» TASK DESCRIPTION: Open with the line that has "Clone this chart in Plotly."; close with the line that has "legendwidth=lw))". Retype those lines exactly, images excluded.

─── RECORDS FOR THE TASK ───

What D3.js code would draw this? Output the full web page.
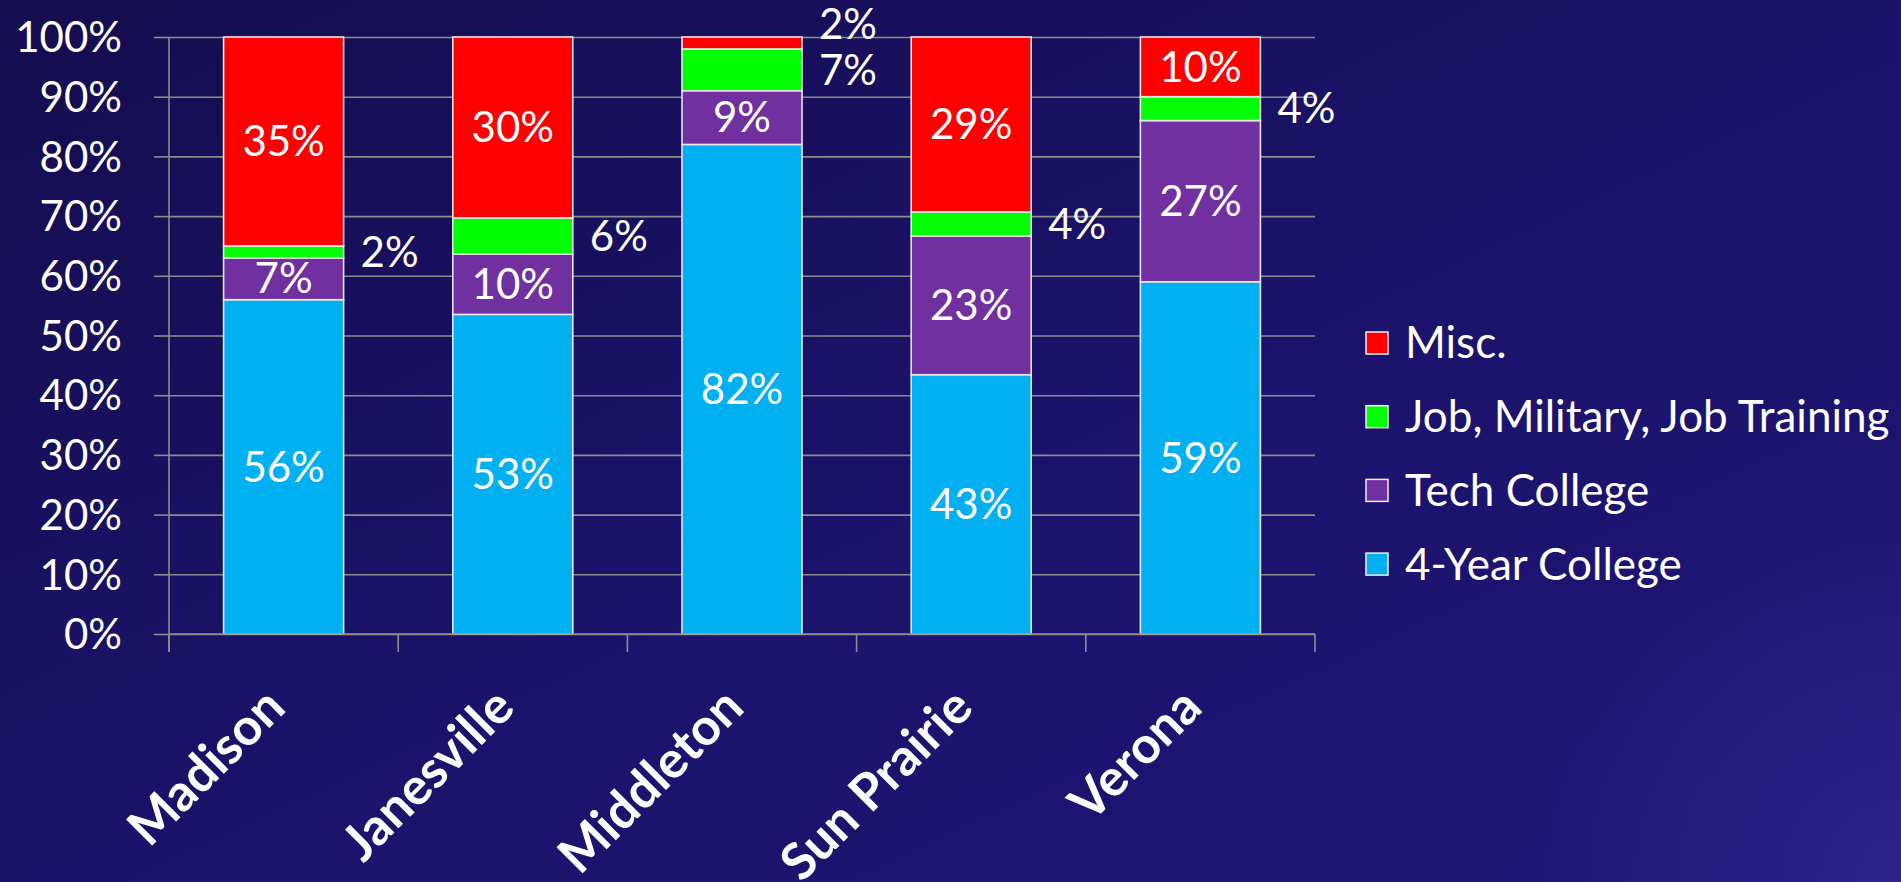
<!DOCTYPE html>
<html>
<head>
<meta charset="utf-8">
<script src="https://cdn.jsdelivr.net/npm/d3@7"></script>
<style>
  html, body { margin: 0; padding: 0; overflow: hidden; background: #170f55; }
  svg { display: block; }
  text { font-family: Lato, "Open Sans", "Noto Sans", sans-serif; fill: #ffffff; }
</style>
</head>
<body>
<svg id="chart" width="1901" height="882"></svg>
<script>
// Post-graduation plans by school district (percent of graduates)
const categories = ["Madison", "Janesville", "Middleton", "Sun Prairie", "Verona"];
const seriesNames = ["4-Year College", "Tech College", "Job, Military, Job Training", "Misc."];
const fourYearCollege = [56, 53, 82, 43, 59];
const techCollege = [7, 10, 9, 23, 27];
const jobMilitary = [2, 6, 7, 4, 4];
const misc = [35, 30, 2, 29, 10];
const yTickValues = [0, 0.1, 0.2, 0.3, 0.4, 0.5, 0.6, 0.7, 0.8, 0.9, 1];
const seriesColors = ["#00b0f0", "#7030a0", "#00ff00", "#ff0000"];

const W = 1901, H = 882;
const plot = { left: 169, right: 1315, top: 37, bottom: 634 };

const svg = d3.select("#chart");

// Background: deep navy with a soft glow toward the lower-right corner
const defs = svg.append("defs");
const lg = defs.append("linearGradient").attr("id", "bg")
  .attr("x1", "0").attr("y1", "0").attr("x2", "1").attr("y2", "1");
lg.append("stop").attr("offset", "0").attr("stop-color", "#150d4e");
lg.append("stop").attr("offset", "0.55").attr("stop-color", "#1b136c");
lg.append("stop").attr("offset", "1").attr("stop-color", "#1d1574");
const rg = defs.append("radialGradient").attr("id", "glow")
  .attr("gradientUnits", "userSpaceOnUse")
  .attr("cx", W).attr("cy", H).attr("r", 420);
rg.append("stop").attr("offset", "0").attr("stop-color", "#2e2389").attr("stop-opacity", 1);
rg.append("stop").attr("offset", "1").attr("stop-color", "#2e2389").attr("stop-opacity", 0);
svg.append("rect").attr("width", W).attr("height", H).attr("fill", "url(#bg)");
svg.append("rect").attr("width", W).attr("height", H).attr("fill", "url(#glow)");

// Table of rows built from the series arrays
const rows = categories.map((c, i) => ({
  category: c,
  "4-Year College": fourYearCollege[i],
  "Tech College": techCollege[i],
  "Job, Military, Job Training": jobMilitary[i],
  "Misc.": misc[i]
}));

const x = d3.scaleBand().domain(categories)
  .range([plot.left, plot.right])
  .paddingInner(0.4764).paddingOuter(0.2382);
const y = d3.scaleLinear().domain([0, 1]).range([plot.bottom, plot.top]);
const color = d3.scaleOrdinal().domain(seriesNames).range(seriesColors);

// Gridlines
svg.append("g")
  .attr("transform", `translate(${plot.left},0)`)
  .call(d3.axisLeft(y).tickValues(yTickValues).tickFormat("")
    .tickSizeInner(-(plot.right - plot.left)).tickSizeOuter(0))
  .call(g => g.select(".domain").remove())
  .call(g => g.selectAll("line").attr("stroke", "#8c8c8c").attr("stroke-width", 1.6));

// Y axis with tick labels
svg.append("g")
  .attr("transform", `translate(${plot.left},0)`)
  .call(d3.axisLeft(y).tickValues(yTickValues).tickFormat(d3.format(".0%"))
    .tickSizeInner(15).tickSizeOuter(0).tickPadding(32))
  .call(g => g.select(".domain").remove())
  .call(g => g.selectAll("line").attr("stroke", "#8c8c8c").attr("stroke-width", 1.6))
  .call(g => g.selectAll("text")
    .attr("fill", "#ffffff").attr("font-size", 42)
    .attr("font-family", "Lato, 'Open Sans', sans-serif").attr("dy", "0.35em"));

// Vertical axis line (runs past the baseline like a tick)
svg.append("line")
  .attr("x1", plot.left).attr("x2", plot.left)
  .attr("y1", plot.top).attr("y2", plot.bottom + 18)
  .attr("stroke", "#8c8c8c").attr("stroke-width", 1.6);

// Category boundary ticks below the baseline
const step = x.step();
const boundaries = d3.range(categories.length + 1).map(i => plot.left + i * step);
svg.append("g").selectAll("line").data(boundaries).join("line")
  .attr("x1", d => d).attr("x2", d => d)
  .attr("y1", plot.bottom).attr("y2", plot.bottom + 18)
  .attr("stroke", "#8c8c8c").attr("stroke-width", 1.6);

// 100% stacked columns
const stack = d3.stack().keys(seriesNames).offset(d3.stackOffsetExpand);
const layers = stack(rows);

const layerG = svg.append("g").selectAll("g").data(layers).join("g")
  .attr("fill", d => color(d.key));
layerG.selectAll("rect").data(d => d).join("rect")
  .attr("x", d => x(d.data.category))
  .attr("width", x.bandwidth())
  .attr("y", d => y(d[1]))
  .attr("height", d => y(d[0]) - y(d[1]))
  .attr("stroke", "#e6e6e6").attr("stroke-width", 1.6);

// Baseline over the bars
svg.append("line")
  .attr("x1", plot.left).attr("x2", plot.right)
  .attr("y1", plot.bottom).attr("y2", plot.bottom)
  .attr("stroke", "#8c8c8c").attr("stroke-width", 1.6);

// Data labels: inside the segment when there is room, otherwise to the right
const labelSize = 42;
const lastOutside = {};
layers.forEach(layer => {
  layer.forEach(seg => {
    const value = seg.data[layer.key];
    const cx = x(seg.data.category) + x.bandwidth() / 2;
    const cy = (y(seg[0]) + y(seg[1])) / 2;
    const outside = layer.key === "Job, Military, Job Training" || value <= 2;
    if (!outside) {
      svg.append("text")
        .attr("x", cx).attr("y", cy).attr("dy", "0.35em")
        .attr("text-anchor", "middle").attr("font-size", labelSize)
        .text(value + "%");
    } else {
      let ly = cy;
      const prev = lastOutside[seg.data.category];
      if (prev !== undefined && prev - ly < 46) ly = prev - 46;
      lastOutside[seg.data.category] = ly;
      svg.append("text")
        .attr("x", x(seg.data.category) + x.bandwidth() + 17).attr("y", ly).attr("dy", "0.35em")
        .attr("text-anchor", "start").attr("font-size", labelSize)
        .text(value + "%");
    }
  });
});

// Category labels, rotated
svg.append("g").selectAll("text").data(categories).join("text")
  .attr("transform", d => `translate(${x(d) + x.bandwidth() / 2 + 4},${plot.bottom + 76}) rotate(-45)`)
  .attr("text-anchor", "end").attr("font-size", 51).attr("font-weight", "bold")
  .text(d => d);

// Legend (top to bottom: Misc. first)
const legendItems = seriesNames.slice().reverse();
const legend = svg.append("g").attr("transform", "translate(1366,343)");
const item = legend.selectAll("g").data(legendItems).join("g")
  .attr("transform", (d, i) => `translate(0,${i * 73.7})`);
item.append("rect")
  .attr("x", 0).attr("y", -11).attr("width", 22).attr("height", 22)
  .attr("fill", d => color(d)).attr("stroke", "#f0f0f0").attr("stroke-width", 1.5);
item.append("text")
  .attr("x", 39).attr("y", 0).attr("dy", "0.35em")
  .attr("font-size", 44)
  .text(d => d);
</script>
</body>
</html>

───
─── RECORDS FOR THE TASK ───

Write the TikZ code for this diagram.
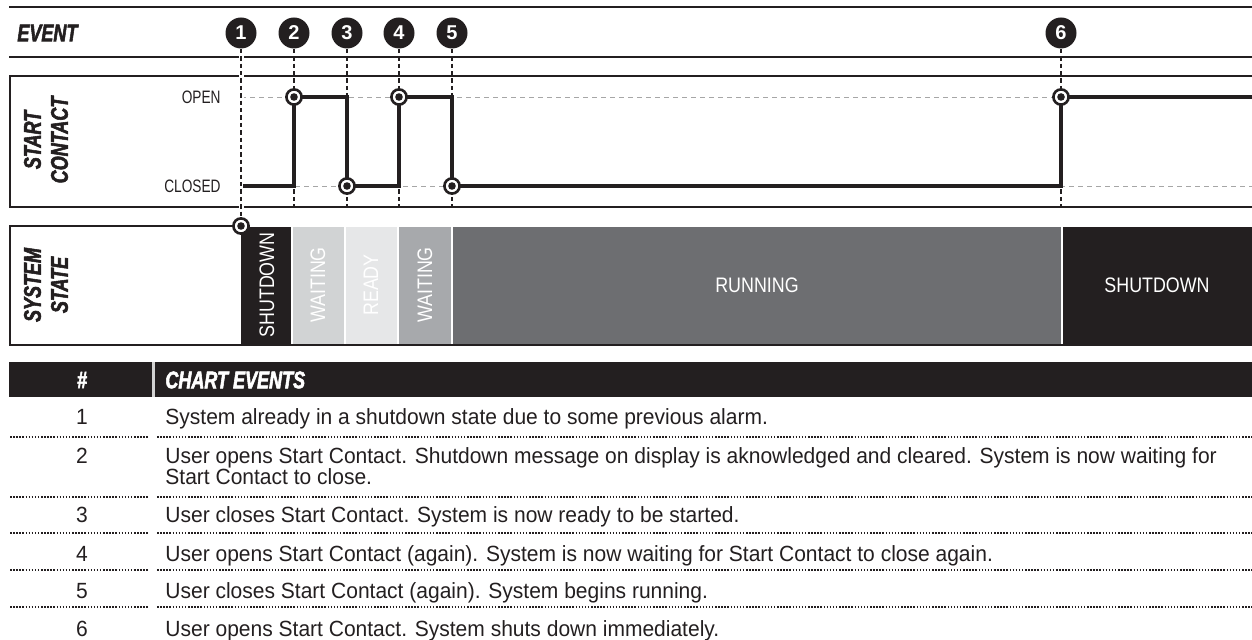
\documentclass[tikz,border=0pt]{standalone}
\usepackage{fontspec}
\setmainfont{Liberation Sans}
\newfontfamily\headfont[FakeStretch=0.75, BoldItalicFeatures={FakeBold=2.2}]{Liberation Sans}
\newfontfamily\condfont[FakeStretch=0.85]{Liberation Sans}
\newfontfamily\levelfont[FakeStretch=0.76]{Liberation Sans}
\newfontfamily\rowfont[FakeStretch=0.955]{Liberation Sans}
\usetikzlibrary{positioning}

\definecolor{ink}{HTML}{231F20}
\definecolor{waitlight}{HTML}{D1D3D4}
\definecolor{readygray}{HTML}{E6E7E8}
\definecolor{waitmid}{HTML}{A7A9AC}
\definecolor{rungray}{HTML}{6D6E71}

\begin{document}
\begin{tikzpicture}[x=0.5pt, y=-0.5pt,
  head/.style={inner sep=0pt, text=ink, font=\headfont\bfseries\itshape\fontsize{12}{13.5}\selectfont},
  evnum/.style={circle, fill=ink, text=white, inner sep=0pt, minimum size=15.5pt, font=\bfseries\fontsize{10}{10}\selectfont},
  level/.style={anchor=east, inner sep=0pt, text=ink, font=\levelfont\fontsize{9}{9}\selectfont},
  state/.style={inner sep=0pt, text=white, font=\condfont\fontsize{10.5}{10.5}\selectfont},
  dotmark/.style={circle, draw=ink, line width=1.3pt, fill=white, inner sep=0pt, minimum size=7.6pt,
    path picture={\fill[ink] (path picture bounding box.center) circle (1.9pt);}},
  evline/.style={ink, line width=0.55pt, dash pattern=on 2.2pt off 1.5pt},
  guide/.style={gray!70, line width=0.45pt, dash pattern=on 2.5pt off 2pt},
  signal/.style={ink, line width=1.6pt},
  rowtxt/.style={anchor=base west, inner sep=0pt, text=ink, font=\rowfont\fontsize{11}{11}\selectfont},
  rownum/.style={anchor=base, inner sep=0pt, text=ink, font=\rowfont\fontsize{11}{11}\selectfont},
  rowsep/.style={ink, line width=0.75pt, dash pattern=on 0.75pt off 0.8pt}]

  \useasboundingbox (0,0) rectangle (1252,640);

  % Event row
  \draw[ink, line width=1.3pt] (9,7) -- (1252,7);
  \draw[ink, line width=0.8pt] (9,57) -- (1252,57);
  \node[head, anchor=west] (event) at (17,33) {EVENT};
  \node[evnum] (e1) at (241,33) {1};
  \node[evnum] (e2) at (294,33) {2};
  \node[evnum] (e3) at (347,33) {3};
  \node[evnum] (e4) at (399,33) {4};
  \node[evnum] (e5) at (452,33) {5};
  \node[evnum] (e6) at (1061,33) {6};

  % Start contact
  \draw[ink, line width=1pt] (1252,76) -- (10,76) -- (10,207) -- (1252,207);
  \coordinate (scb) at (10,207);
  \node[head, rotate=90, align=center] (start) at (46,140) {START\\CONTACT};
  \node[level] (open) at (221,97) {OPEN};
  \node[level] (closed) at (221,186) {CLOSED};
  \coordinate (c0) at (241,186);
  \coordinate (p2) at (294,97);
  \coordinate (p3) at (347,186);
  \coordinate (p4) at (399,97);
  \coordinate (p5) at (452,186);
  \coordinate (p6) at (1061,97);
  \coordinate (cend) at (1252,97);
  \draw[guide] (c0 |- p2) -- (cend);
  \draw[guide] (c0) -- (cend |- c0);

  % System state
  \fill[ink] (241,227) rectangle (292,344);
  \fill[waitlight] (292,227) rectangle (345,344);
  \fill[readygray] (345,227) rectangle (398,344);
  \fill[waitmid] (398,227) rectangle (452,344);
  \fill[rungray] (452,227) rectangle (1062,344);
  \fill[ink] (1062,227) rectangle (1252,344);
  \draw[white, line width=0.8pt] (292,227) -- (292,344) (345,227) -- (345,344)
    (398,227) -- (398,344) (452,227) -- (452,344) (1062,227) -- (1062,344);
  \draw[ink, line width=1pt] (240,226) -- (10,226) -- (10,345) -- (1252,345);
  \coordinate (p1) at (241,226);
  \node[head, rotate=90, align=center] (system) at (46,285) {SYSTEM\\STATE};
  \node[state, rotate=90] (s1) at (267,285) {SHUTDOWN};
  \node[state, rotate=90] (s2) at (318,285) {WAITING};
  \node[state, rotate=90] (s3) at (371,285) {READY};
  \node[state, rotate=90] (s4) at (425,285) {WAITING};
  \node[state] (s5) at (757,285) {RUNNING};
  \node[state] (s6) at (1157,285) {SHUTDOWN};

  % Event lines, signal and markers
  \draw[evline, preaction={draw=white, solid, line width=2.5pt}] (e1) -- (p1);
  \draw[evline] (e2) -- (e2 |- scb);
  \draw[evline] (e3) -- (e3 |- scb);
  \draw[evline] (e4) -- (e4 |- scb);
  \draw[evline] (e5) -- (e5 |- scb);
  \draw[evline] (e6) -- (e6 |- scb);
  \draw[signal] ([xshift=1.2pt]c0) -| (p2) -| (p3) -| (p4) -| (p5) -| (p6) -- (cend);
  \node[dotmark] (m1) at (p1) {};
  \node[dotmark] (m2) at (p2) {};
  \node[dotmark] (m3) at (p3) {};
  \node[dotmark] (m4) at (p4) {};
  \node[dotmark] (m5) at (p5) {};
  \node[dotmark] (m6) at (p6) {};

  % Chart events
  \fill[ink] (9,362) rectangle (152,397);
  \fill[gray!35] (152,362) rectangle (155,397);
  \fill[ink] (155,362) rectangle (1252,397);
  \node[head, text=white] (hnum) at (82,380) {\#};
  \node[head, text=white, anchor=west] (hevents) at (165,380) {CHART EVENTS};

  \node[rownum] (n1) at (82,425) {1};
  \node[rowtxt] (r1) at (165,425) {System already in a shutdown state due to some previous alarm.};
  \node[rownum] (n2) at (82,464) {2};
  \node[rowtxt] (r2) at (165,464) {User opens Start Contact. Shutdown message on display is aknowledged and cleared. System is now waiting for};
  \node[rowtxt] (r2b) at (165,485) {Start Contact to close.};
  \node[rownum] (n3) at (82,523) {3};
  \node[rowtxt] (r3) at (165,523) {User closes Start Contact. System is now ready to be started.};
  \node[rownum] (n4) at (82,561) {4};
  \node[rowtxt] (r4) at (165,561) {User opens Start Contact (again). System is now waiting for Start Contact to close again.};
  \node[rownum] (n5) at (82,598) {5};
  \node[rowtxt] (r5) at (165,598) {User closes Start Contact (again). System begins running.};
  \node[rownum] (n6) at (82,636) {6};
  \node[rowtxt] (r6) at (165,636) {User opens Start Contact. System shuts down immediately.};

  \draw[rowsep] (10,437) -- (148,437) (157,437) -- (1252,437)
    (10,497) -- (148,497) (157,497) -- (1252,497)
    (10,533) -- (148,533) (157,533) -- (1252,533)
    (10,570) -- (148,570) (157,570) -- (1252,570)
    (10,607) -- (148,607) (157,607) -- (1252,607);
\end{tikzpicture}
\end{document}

───
─── RECORDS FOR THE TASK ───

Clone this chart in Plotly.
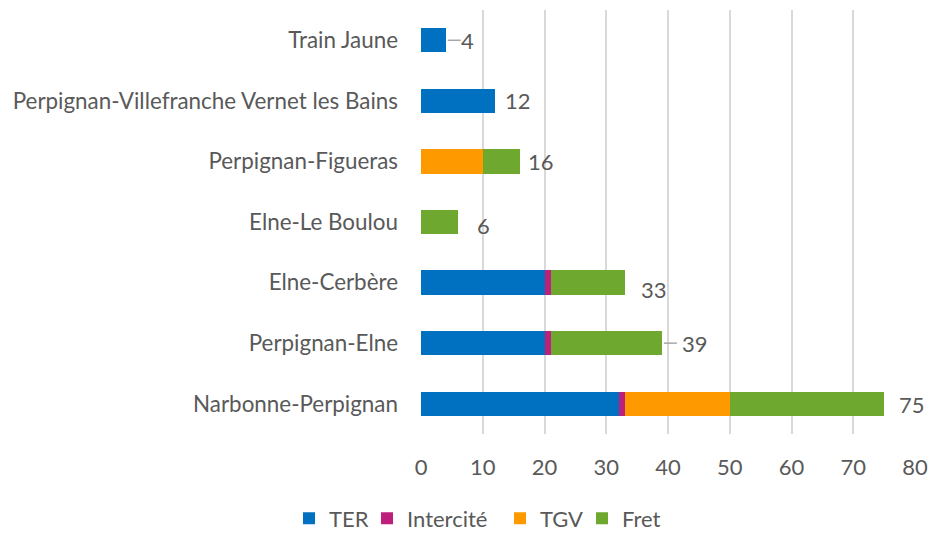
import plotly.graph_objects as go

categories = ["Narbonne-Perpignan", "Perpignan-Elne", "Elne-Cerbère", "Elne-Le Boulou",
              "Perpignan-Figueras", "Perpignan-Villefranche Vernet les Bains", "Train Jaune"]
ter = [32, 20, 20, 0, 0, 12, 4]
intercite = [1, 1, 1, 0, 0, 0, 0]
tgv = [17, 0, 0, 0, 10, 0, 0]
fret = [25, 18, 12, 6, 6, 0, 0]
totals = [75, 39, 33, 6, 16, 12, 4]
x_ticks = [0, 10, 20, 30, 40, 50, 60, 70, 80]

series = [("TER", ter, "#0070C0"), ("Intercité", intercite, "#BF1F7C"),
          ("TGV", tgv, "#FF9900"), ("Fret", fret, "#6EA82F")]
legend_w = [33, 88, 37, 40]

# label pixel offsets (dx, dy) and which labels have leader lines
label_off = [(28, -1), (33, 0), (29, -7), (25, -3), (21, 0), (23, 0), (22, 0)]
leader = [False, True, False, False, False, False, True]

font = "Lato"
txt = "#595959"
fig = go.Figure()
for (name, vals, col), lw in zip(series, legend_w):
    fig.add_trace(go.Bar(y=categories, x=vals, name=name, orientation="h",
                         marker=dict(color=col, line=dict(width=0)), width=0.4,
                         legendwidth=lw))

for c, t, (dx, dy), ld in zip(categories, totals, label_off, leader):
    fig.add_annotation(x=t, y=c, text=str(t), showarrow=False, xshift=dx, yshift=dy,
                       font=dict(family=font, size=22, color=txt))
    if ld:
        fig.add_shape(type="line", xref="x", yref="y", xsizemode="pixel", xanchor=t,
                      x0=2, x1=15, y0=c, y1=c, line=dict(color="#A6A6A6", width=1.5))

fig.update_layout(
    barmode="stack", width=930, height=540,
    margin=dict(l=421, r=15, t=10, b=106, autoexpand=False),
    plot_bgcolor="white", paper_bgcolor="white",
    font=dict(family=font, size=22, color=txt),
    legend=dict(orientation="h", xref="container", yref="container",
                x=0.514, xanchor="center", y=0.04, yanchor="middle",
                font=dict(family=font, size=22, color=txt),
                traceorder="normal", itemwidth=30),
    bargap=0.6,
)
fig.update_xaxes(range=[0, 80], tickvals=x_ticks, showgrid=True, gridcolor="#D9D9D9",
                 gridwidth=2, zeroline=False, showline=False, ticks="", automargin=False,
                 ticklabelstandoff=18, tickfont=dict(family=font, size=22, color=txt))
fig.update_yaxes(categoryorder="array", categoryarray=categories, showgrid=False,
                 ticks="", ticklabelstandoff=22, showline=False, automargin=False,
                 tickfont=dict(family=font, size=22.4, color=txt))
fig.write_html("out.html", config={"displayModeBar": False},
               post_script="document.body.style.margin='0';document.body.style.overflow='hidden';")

───

» TASK SOLUTION:
Clone this chart in Plotly.
import plotly.graph_objects as go

categories = ["Narbonne-Perpignan", "Perpignan-Elne", "Elne-Cerbère", "Elne-Le Boulou",
              "Perpignan-Figueras", "Perpignan-Villefranche Vernet les Bains", "Train Jaune"]
ter = [32, 20, 20, 0, 0, 12, 4]
intercite = [1, 1, 1, 0, 0, 0, 0]
tgv = [17, 0, 0, 0, 10, 0, 0]
fret = [25, 18, 12, 6, 6, 0, 0]
totals = [75, 39, 33, 6, 16, 12, 4]
x_ticks = [0, 10, 20, 30, 40, 50, 60, 70, 80]

series = [("TER", ter, "#0070C0"), ("Intercité", intercite, "#BF1F7C"),
          ("TGV", tgv, "#FF9900"), ("Fret", fret, "#6EA82F")]
legend_w = [33, 88, 37, 40]

# label pixel offsets (dx, dy) and which labels have leader lines
label_off = [(28, -1), (33, 0), (29, -7), (25, -3), (21, 0), (23, 0), (22, 0)]
leader = [False, True, False, False, False, False, True]

font = "Lato"
txt = "#595959"
fig = go.Figure()
for (name, vals, col), lw in zip(series, legend_w):
    fig.add_trace(go.Bar(y=categories, x=vals, name=name, orientation="h",
                         marker=dict(color=col, line=dict(width=0)), width=0.4,
                         legendwidth=lw))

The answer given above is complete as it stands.